A book started creeping down the table. Not unusual in our present circumstances, so I ignored it.
I bit my lip and looked at the jar. “How old are you? What do you eat?” I hesitated. “Not people, right?”
It flew around, forming various shapes.
“What are you two doing?”
I jumped and pulled the jar straight into my midsection, hunching over the top. “What? What do you mean?”
Olivia was standing behind me, hands on her hips. “You were talking to something that you were holding.” Olivia's gaze was flat, not even attempting to play at misdirection. “Are we doing this?”
I sighed and untucked the jar, reluctantly scooting it into view.
Olivia stared silently at it for a full ten seconds, before looking at me flatly. “That's why you didn't include that in your debriefing. What else did you touch in the Basement?”
“Nothing! Just this. It...it ended up in my hands?”
She looked at me, eyes judgmental. “It ended up in your hands?”
I waved them at her, then waved them at the jar.
“Is that supposed to be some magical jar call?” she asked.
I slumped. “I felt bad for it. It didn't belong. I couldn't leave it there.” And I had known I'd be in trouble for taking it.
“It looks like a shadow. Part of what makes Kaine.”
“But it's not Kaine. It's innocent.”
She stared hard at the jar. “How do you know?”
I waved my hands again, pantomiming that I just did.
She sighed. “Pick up a jar in a basement of horrors. What could go wrong?”
The book that had been stalking the table, then creeping toward us, was suddenly next to us, and I finally got a good look at the title of the book as it bent down to peer into the jar, finally willing to be part of things.
Shadow Magic.
“No, no, absolutely not.” Olivia started swearing as the little shadow cocked its shadowed head and pressed a tendril against the glass to the book. “We aren't releasing that thing in here! Ren.”
And Axer... Axer leaned back, crossed his hands behind his head, and smiled.
*
Shadow Magic firmly and malevolently waited for another turn, while Axer was discussing something with Tactics and Trickery in a Slippery Age and Patrick was trying to use trickery to gain access to Planning Your Heist for Maximum Bloodshed.
An actual drop of blood was dripping down its cover.
Waiting for my glass film to set, I meandered over to where Constantine and Olivia had been working together for five hours. Or, working alongside each other. Guard Rock was sitting on the edge of their table, legs slowly rocking back and forth as he watched the room.
A book perked up and fluttered its pages as I drew closer—Universal Motes on its cover.

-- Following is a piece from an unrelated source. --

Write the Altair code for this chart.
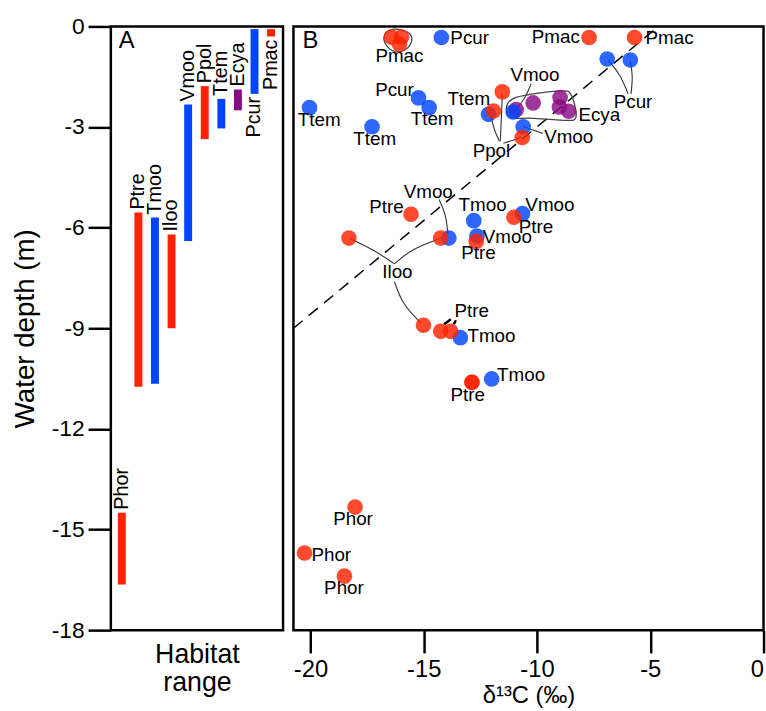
import altair as alt
import pandas as pd

FONT = "Liberation Sans"

# ---------------- Panel A : habitat depth ranges ----------------
hab_species = ["Phor", "Ptre", "Tmoo", "Iloo", "Vmoo", "Ppol", "Ttem", "Ecya", "Pcur", "Pmac"]
hab_pos = [0, 1, 2, 3, 4, 5, 6, 7, 8, 9]
hab_top = [-14.5, -5.55, -5.7, -6.2, -2.33, -1.78, -2.16, -1.88, -0.08, -0.08]
hab_bottom = [-16.64, -10.74, -10.65, -9.0, -6.4, -3.36, -3.04, -2.5, -2.01, -0.3]
hab_group = ["red", "red", "blue", "red", "blue", "red", "blue", "purple", "blue", "red"]
hab_side = ["above", "above", "above", "above", "above", "above", "above", "above", "below", "below"]

# ---------------- Panel B : d13C vs depth points ----------------
pt_x = [
    -10.92, -10.17, -8.98, -9.01, -8.60,
    -14.22, -15.23, -14.76, -20.04, -17.28, -12.14, -11.05, -10.61, -6.90, -5.88,
    -13.89, -12.79, -12.65, -10.64, -13.38, -12.00,
    -16.42, -15.98, -16.07, -7.70, -5.69, -11.53, -11.92, -10.65,
    -15.56, -18.30, -14.25, -15.01, -12.68, -11.02, -14.25, -13.81,
    -12.87, -12.87, -18.03, -20.26, -18.50,
]
pt_y = [
    -2.48, -2.28, -2.12, -2.40, -2.53,
    -0.33, -2.13, -2.42, -2.42, -2.99, -2.62, -2.55, -2.99, -0.97, -1.00,
    -6.31, -5.79, -6.25, -5.58, -9.28, -10.51,
    -0.32, -0.32, -0.53, -0.33, -0.33, -1.95, -2.52, -3.31,
    -5.60, -6.31, -6.31, -8.91, -6.41, -5.69, -9.09, -9.09,
    -10.61, -10.61, -14.33, -15.70, -16.39,
]
pt_group = (["purple"] * 5) + (["blue"] * 16) + (["red"] * 21)

lab_text = ["Pmac", "Pcur", "Pcur", "Ttem", "Ttem", "Ttem", "Ttem", "Vmoo", "Ecya", "Vmoo",
            "Ppol", "Pmac", "Pmac", "Pcur", "Ptre", "Vmoo", "Tmoo", "Vmoo", "Ptre", "Vmoo",
            "Ptre", "Iloo", "Ptre", "Tmoo", "Tmoo", "Ptre", "Phor", "Phor", "Phor"]
lab_x = [-16.07, -12.97, -16.29, -19.61, -17.16, -14.63, -13.01, -10.09, -7.25, -8.60,
         -12.01, -9.17, -4.15, -5.76, -16.64, -14.80, -12.40, -9.43, -10.04, -11.31,
         -12.58, -16.16, -12.88, -12.01, -10.70, -13.06, -18.12, -19.08, -18.52]
lab_y = [-0.88, -0.35, -1.89, -2.80, -3.36, -2.77, -2.18, -1.45, -2.65, -3.30,
         -3.72, -0.32, -0.35, -2.24, -5.40, -4.93, -5.34, -5.34, -5.99, -6.28,
         -6.76, -7.32, -8.50, -9.23, -10.38, -11.00, -14.69, -15.75, -16.76]

# leader curves (id, x, y)
lead_id = [1, 1, 1, 2, 2, 2, 3, 3, 3, 4, 4, 4, 5, 5, 5, 6, 6, 6, 7, 7, 7, 8, 8, 8, 9, 9,
           10, 10, 10, 11, 11, 11]
lead_x = [-18.30, -17.25, -16.29, -16.29, -15.55, -14.24, -16.29, -15.94, -15.11,
          -14.32, -14.02, -13.93, -11.62, -11.57, -11.53, -11.66, -11.92, -12.05,
          -11.48, -11.05, -10.70, -10.26, -10.52, -11.00, -10.61, -9.74,
          -5.98, -6.33, -6.86, -5.85, -5.76, -5.89]
lead_y = [-6.31, -6.64, -7.08, -7.08, -6.64, -6.31, -7.61, -8.29, -8.85,
          -5.16, -5.60, -6.19, -3.42, -2.74, -2.01, -3.42, -3.04, -2.60,
          -3.48, -3.39, -3.30, -1.71, -2.15, -2.54, -2.98, -3.19,
          -2.01, -1.42, -1.00, -2.01, -1.47, -1.03]

# short thick ticks near Ptre
tick_id = [1, 1, 2, 2]
tick_x = [-14.10, -13.80, -13.67, -13.58]
tick_y = [-8.88, -8.73, -8.88, -8.76]

# enclosing hulls
hull_id = ["pmac"] * 8 + ["ecya"] * 10
hull_x = [-16.72, -16.38, -15.94, -15.59, -15.55, -15.85, -16.29, -16.68,
          -11.35, -11.05, -10.17, -8.86, -8.52, -8.30, -8.30, -8.65, -10.17, -11.13]
hull_y = [-0.24, -0.09, -0.12, -0.24, -0.47, -0.71, -0.74, -0.53,
          -2.42, -2.15, -2.01, -1.92, -2.01, -2.45, -2.74, -2.80, -2.74, -2.71]

# dashed reference line
dash_x = [-20.75, -4.64]
dash_y = [-9.0, 0.0]

groups = ["red", "blue", "purple"]
group_colors = ["#ff2200", "#0044ff", "#8a0a84"]

depth_ticks = [0, -3, -6, -9, -12, -15, -18]
d13c_ticks = [-20, -15, -10, -5, 0]

# ------------------------------------------------------------------
hab_df = pd.DataFrame({"species": hab_species, "pos": hab_pos, "top": hab_top,
                       "bottom": hab_bottom, "group": hab_group, "side": hab_side})
pt_df = pd.DataFrame({"d13C": pt_x, "depth": pt_y, "group": pt_group})
lab_df = pd.DataFrame({"label": lab_text, "d13C": lab_x, "depth": lab_y})
lead_df = pd.DataFrame({"id": lead_id, "d13C": lead_x, "depth": lead_y})
lead_df["ord"] = range(len(lead_df))
tick_df = pd.DataFrame({"id": tick_id, "d13C": tick_x, "depth": tick_y})
hull_df = pd.DataFrame({"id": hull_id, "d13C": hull_x, "depth": hull_y})
hull_df["ord"] = range(len(hull_df))
dash_df = pd.DataFrame({"d13C": dash_x, "depth": dash_y})

yscale = alt.Scale(domain=[-18, 0], nice=False, zero=False)
color_scale = alt.Scale(domain=groups, range=group_colors)
num_label = "'' + datum.value"

# ---------------- Panel A ----------------
xA = alt.Scale(domain=[-0.66, 9.72], nice=False, zero=False)
baseA = alt.Chart(hab_df)
bars = baseA.mark_rule(strokeWidth=8, strokeCap="butt").encode(
    x=alt.X("pos:Q", scale=xA,
            axis=alt.Axis(title=["Habitat", "range"], ticks=False, labels=False, domain=False,
                          grid=False, titleFontSize=27, titlePadding=12, titleLineHeight=28,
                          titleFont=FONT, titleFontWeight="normal", titleColor="black")),
    y=alt.Y("top:Q", scale=yscale,
            axis=alt.Axis(values=depth_ticks, labelExpr=num_label, tickSize=23, tickWidth=2.5,
                          tickColor="black", labelFontSize=23, labelPadding=4, labelFont=FONT,
                          labelColor="black", domain=False, grid=False,
                          title="Water depth (m)", titleFontSize=28, titlePadding=12,
                          titleFont=FONT, titleFontWeight="normal", titleColor="black")),
    y2="bottom:Q",
    color=alt.Color("group:N", scale=color_scale, legend=None),
)
lab_above = baseA.transform_filter(alt.datum.side == "above").mark_text(
    angle=270, align="left", baseline="middle", dx=3, fontSize=20, font=FONT, color="black"
).encode(x="pos:Q", y="top:Q", text="species:N")
lab_below = baseA.transform_filter(alt.datum.side == "below").mark_text(
    angle=270, align="right", baseline="middle", dx=-3, fontSize=20, font=FONT, color="black"
).encode(x="pos:Q", y="bottom:Q", text="species:N")
letterA = alt.Chart(pd.DataFrame({"t": ["A"], "pos": [0.29], "depth": [-0.44]})).mark_text(
    fontSize=24, font=FONT, color="black", baseline="middle", align="center"
).encode(x="pos:Q", y="depth:Q", text="t:N")

panelA = alt.layer(bars, lab_above, lab_below, letterA).properties(width=174, height=610)

# ---------------- Panel B ----------------
xB = alt.Scale(domain=[-20.75, 0], nice=False, zero=False)
xenc = alt.X("d13C:Q", scale=xB,
             axis=alt.Axis(values=d13c_ticks, labelExpr=num_label, tickSize=23, tickWidth=2.5,
                           tickColor="black", labelFontSize=24, labelPadding=5, labelFont=FONT,
                           labelColor="black", domain=False, grid=False, labelFlush=True,
                           title="δ¹³C (‰)", titleFontSize=24, titlePadding=2, titleFont=FONT,
                           titleFontWeight="normal", titleColor="black"))
yenc = alt.Y("depth:Q", scale=yscale, axis=None)

dash = alt.Chart(dash_df).mark_line(color="black", strokeWidth=1.5, strokeDash=[12, 8]).encode(
    x=xenc, y=yenc)
hulls = alt.Chart(hull_df).mark_line(color="#444444", strokeWidth=1.3,
                                     interpolate="cardinal-closed").encode(
    x="d13C:Q", y="depth:Q", detail="id:N", order="ord:Q")
leads = alt.Chart(lead_df).mark_line(color="#333333", strokeWidth=1.1, interpolate="basis").encode(
    x="d13C:Q", y="depth:Q", detail="id:N", order="ord:Q")
ticks = alt.Chart(tick_df).mark_line(color="black", strokeWidth=2.5).encode(
    x="d13C:Q", y="depth:Q", detail="id:N")
points = alt.Chart(pt_df).mark_circle(size=250, opacity=0.82).encode(
    x="d13C:Q", y="depth:Q", color=alt.Color("group:N", scale=color_scale, legend=None))
labels = alt.Chart(lab_df).mark_text(fontSize=19, font=FONT, color="black",
                                     baseline="middle", align="center").encode(
    x="d13C:Q", y="depth:Q", text="label:N")
letterB = alt.Chart(pd.DataFrame({"t": ["B"], "d13C": [-20.0], "depth": [-0.44]})).mark_text(
    fontSize=24, font=FONT, color="black", baseline="middle", align="center"
).encode(x="d13C:Q", y="depth:Q", text="t:N")

panelB = alt.layer(dash, hulls, leads, ticks, points, labels, letterB).properties(
    width=475, height=610)

chart = alt.hconcat(panelA, panelB, spacing=3.5).properties(
    padding={"left": 10, "top": 10, "right": 0, "bottom": 0},
    background="white",
).configure_view(stroke="black", strokeWidth=2.5)

chart.save("out.html", embed_options={"renderer": "svg", "actions": False})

I blinked at it. “You know everything?”
It flipped its pages and I could see building blocks of stars and planets and comets. Molecular components and compounds. “I...I want to read you. A lot. But I'm not certain you are in the four-day plan. We aren't going to space.”
“We're already in space, darling.” Constantine hefted Guard Rock, who began stabbing his palm immediately. “Every rock is a space rock.”
I smiled, and Guard Rock flipped to the table and scooted over to make room for me.